WASHINGTON — Consumer borrowing fell again in February, reflecting weakness in credit cards and auto loans. Analysts said the sharp reduction showed that the weak economy is still making consumers hesitant to take on more debt.

The Federal Reserve said Wednesday that borrowing declined by $11.5 billion in February, surprisingly weaker than the small $500 million gain that economists had expected. The February decline was the 12th decrease in the past 13 months as consumers slash borrowing in the face of a deep economic recession and high unemployment.

Analysts said consumer borrowing is being held back by lingering fears about job security with unemployment still near 10 percent and a move by banks to tighten credit standards following the severe financial crisis of the past two years.

Christopher Rupkey, an economist at Bank of Tokyo-Mitsubishi in New York, said the job worries were a bigger factor holding back borrowing than the tighter lending standards.

“Consumers are still cautious. Their wealth is down from pre-crisis levels and they are still finding it difficult to get a job,” he said. “Their caution means this recovery is still fragile.”

In January, borrowing rose by $10.6 billion, a gain that had broken a record 11 consecutive declines. While that increase was revised up from an original estimate of a gain of $5 billion, the revisions showed even larger declines in previous months.

“This was a disappointing report, showing that households are continuing to pare back credit,” economists at Barclays Capital wrote in a research note.

In percentage terms, the January increase represented a rise of 5.2 percent at an annual rate while the February decline marks a drop of 5.6 percent.

The February weakness reflected a sizable 13.6 percent drop in revolving loans, the category that includes credit card debt, and a smaller 1.6 percent decline in nonrevolving loans, which covers auto loans.

A revival in consumer borrowing and spending is seen as crucial to providing support for the overall economy, which is still struggling to emerge from the worst recession since the 1930s.

Federal Reserve Chairman Ben Bernanke said Wednesday that the economy seems to have stabilized and is growing again but threats remain.

“We are far from being out of the woods,” Bernanke told a business audience in Dallas.

Economists are hoping that consumer borrowing will stabilize in coming months and resume growing although they caution that the rebound will be restrained by tighter credit restrictions imposed by many banks in the wake of the financial crisis.

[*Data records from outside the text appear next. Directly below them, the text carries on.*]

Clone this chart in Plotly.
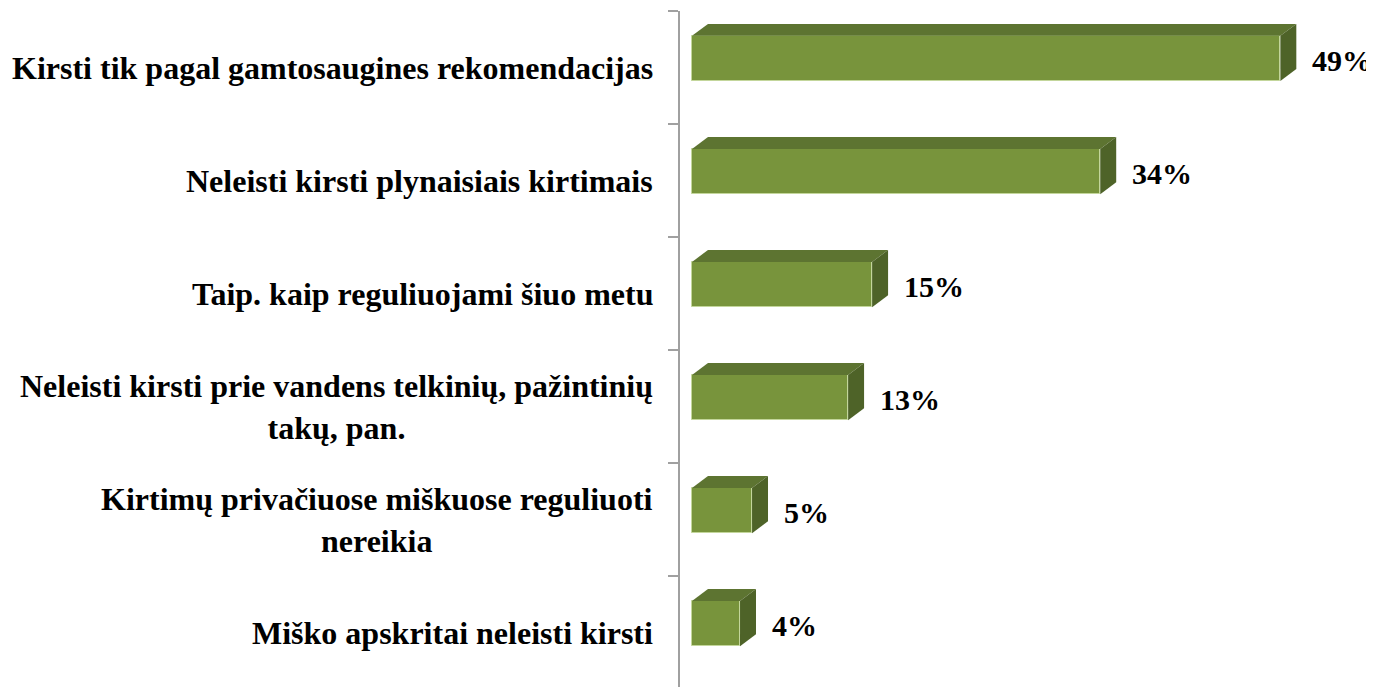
import plotly.graph_objects as go

# Data
categories = [
    "Kirsti tik pagal gamtosaugines rekomendacijas",
    "Neleisti kirsti plynaisiais kirtimais",
    "Taip. kaip reguliuojami šiuo metu",
    "Neleisti kirsti prie vandens telkinių, pažintinių<br>takų, pan.",
    "Kirtimų privačiuose miškuose reguliuoti<br>nereikia",
    "Miško apskritai neleisti kirsti",
]
values = [49, 34, 15, 13, 5, 4]
value_labels = ["49%", "34%", "15%", "13%", "5%", "4%"]

# Styling
front_color = "#78943C"
top_color = "#5D7431"
side_color = "#4E6328"
font_family = "Liberation Serif, Times New Roman, serif"

bar_offset = -0.28   # bar front starts above the category centre
bar_width = 0.40
depth_x = 1.33       # depth of 3D effect, in x units (%)
depth_y = 0.106      # depth of 3D effect, in category units

ypos = list(range(len(categories)))

fig = go.Figure()

# front faces
fig.add_bar(
    x=values,
    y=ypos,
    orientation="h",
    offset=bar_offset,
    width=bar_width,
    marker=dict(color=front_color, line=dict(color="#C3D69B", width=1)),
    hoverinfo="skip",
    showlegend=False,
)

# top and side faces of the 3D bars
for yi, v in zip(ypos, values):
    y_top = yi + bar_offset
    y_bot = y_top + bar_width
    fig.add_scatter(
        x=[0, v, v + depth_x, depth_x, 0],
        y=[y_top, y_top, y_top - depth_y, y_top - depth_y, y_top],
        mode="lines",
        fill="toself",
        fillcolor=top_color,
        line=dict(width=0),
        hoverinfo="skip",
        showlegend=False,
    )
    fig.add_scatter(
        x=[v, v + depth_x, v + depth_x, v, v],
        y=[y_top, y_top - depth_y, y_bot - depth_y, y_bot, y_top],
        mode="lines",
        fill="toself",
        fillcolor=side_color,
        line=dict(width=0),
        hoverinfo="skip",
        showlegend=False,
    )

# value labels
for yi, v, lab in zip(ypos, values, value_labels):
    fig.add_annotation(
        x=v + depth_x, y=yi - 0.06, text=lab, showarrow=False,
        xanchor="left", xshift=14,
        font=dict(family=font_family, size=30, color="black", weight="bold"),
    )

# category labels
for yi, cat in zip(ypos, categories):
    fig.add_annotation(
        x=0, xref="paper", y=yi, text=cat, showarrow=False,
        xanchor="right", xshift=-25, align="center",
        font=dict(family=font_family, size=32, color="black", weight="bold"),
    )

# page body has an 8px margin, so the figure is sized to fit the window
fig.update_layout(
    width=1366,
    height=679,
    margin=dict(l=672, r=0, t=3, b=0),
    paper_bgcolor="white",
    plot_bgcolor="white",
    bargap=0,
    xaxis=dict(
        range=[-1, 56.8],
        showgrid=False, zeroline=False, showticklabels=False, showline=False,
    ),
    yaxis=dict(
        range=[5.48, -0.5],
        tickvals=[i - 0.5 for i in range(len(categories))],
        ticks="outside", ticklen=10, tickcolor="#A0A0A0", tickwidth=2,
        showticklabels=False, showgrid=False, zeroline=False,
        showline=True, linecolor="#A0A0A0", linewidth=2,
    ),
)

fig.write_html("out.html")
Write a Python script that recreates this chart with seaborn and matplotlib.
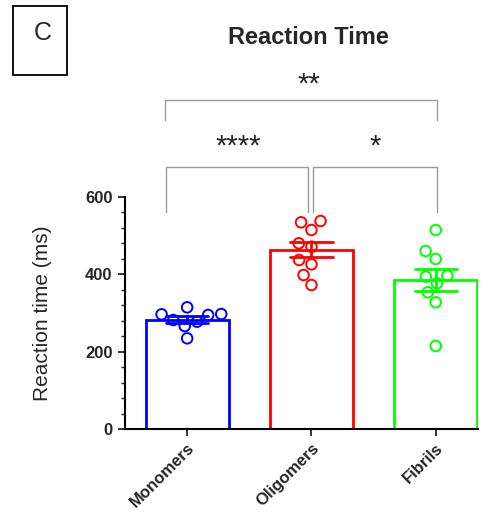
import numpy as np
import pandas as pd
import matplotlib
matplotlib.use("Agg")
import matplotlib.pyplot as plt
import seaborn as sns
from matplotlib.ticker import AutoMinorLocator
from matplotlib.patches import Rectangle

# ---- data ----
categories = ["Monomers", "Oligomers", "Fibrils"]
monomers = [296.6, 294.8, 314.6, 277.6, 266.4, 234.7, 281.9, 297.4]
oligomers = [533.9, 537.3, 514.1, 479.8, 471.0, 436.7, 425.6, 398.0, 372.2]
fibrils = [514.0, 459.9, 439.3, 396.2, 393.6, 376.6, 353.4, 327.6, 214.9]
colors = ["#0000FF", "#FF0000", "#00FF00"]
y_ticks = [0, 200, 400, 600]
title = "Reaction Time"
ylabel = "Reaction time (ms)"
# significance brackets: (x_left, x_right, y_leg_bottom, y_top, label, label_x, label_baseline)
brackets = [
    (-0.167, 0.97, 560, 677, "****", 0.41, 708),
    (1.015, 2.007, 560, 677, "*", 1.51, 708),
    (-0.175, 2.007, 798, 849, "**", 0.976, 869),
]

df = pd.DataFrame({
    "group": (["Monomers"] * len(monomers) + ["Oligomers"] * len(oligomers)
              + ["Fibrils"] * len(fibrils)),
    "value": monomers + oligomers + fibrils,
})

sns.set_style("ticks")
plt.rcParams["font.family"] = ["Liberation Sans", "DejaVu Sans"]

fig = plt.figure(figsize=(4.91, 5.12), dpi=100)
ax = fig.add_axes([0.2546, 0.1615, 0.7189, 0.4543])

palette = dict(zip(categories, colors))

sns.swarmplot(data=df, x="group", y="value", hue="group", order=categories,
              hue_order=categories, palette=palette, size=7.6, legend=False,
              ax=ax, zorder=1)
for coll in ax.collections:
    fc = coll.get_facecolor()
    coll.set_edgecolor(fc)
    coll.set_facecolor("none")
    coll.set_linewidth(1.4)

sns.barplot(data=df, x="group", y="value", hue="group", order=categories,
            hue_order=categories, palette=palette, errorbar="se", fill=False,
            width=0.67, capsize=0.34, linewidth=2.0, legend=False,
            err_kws={"linewidth": 2.0}, ax=ax)

ax.set_xlim(-0.5, 2.34)
ax.set_ylim(0, 600)
ax.set_yticks(y_ticks)
ax.yaxis.set_minor_locator(AutoMinorLocator(5))
for s in ["top", "right"]:
    ax.spines[s].set_visible(False)
for s in ["left", "bottom"]:
    ax.spines[s].set_linewidth(1.5)
    ax.spines[s].set_color("black")
ax.tick_params(axis="y", which="major", length=5, width=1.3, labelsize=12, pad=4)
ax.tick_params(axis="y", which="minor", length=3, width=1.0)
ax.tick_params(axis="x", which="major", length=5, width=1.3, labelsize=12, pad=3)
for lab in ax.get_yticklabels():
    lab.set_fontweight("bold")
ax.set_xticks(range(len(categories)))
ax.set_xticklabels(categories, rotation=45, ha="right", rotation_mode="anchor",
                   fontweight="bold")
ax.set_xlabel("")
ax.set_ylabel(ylabel, fontsize=15, labelpad=24)

# brackets
for xl, xr, yb, yt, lab, lx, ly in brackets:
    ax.plot([xl, xl, xr, xr], [yb, yt, yt, yb], color="#9a9a9a", lw=1.0,
            clip_on=False)
    ax.text(lx, ly, lab, ha="center", va="baseline", fontsize=21,
            color="#222222")

fig.text(308 / 491, 1 - 37 / 512, title, ha="center", va="center",
         fontsize=17, fontweight="bold")

# panel label
fig.patches.append(Rectangle((13.3 / 491, 1 - 75 / 512), 53.4 / 491, 69.3 / 512,
                             transform=fig.transFigure, fill=False,
                             edgecolor="black", linewidth=1.3))
fig.text(43 / 491, 1 - 33 / 512, "C", ha="center", va="center", fontsize=18)

fig.savefig("out.png", dpi=100)
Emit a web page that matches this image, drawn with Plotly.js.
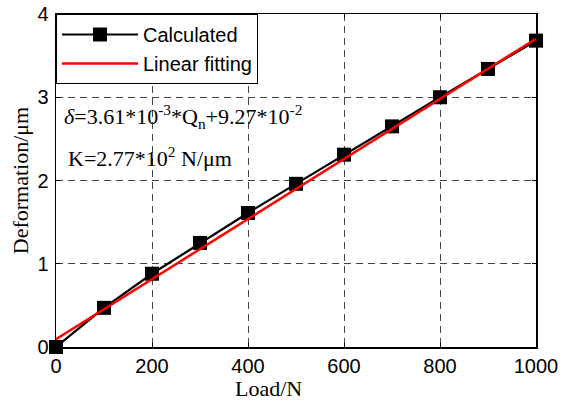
<!DOCTYPE html>
<html><head><meta charset="utf-8">
<script src="https://cdn.plot.ly/plotly-3.0.1.min.js"></script>
<style>body{margin:0;background:#fff}#c{width:571px;height:401px}</style>
</head><body><div id="c"></div>
<script>
const load = [0,100,200,300,400,500,600,700,800,900,1000];
const calculated = [0,0.47,0.88,1.25,1.61,1.96,2.31,2.65,3.0,3.34,3.68];
const fitLoad = [0,1000];
const fitValues = [0.0927,3.7027];
const xTicks = [0,200,400,600,800,1000];
const yTicks = [0,1,2,3,4];

const traces = [
  {x:load,y:calculated,name:'Calculated',mode:'lines+markers',type:'scatter',cliponaxis:false,
   line:{color:'#000',width:2.2},marker:{symbol:'square',size:14,color:'#000'}},
  {x:fitLoad,y:fitValues,name:'Linear fitting',mode:'lines',type:'scatter',cliponaxis:false,
   line:{color:'#ff0000',width:2.5}}
];
const axisCommon = {showline:true,linecolor:'#000',linewidth:1.5,mirror:'ticks',
  ticks:'inside',ticklen:4,tickcolor:'#000',showgrid:true,gridcolor:'#444',
  griddash:'7px,5px',gridwidth:1,zeroline:false,
  tickfont:{family:'Arial, Liberation Sans',size:20,color:'#000'}};
const serif = 'Liberation Serif, Times New Roman';
const layout = {
  width:571,height:401,margin:{l:56,r:35,t:14,b:54},
  paper_bgcolor:'#fff',plot_bgcolor:'#fff',showlegend:true,
  xaxis:Object.assign({},axisCommon,{range:[0,1000],tickvals:xTicks,ticklabelstandoff:0}),
  yaxis:Object.assign({},axisCommon,{range:[0,4],tickvals:yTicks,ticklabelstandoff:2,
    title:{text:'Deformation/μm',font:{family:serif,size:22,color:'#000'},standoff:2}}),
  legend:{x:0,y:1,xanchor:'left',yanchor:'top',bgcolor:'#fff',bordercolor:'#000',borderwidth:1,
    font:{family:'Arial, Liberation Sans',size:20,color:'#000'},itemwidth:76,tracegroupgap:0},
  annotations:[
    {xref:'paper',yref:'paper',x:0.442,y:-0.125,xanchor:'center',yanchor:'middle',showarrow:false,
     text:'Load/N',font:{family:serif,size:22,color:'#000'}},
    {xref:'x',yref:'y',x:12,y:2.77,xanchor:'left',yanchor:'middle',showarrow:false,
     text:'<i>δ</i>=3.61*10<sup>-3</sup>*Q<sub>n</sub>+9.27*10<sup>-2</sup>',
     font:{family:serif,size:22,color:'#000'}},
    {xref:'x',yref:'y',x:20,y:2.28,xanchor:'left',yanchor:'middle',showarrow:false,
     text:'K=2.77*10<sup>2</sup> N/μm',
     font:{family:serif,size:22,color:'#000'}}
  ]
};
Plotly.newPlot('c',traces,layout,{displayModeBar:false,staticPlot:true});
</script></body></html>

Consumers who would like to borrow are finding it hard to get credit at banks, who are being pushed by regulators to bolster their lending standards.

The $11.5 billion decline in consumer borrowing in February pushed total borrowing down to $2.45 trillion, 4 percent below where it was a year ago. The Fed’s measure of consumer credit excludes home mortgages and other loans secured by real estate.

While economists have for years worried about the low rate of personal savings in the United States, analysts are now concerned that unless borrowing stabilizes it could derail the recovery because it will crimp consumer demand.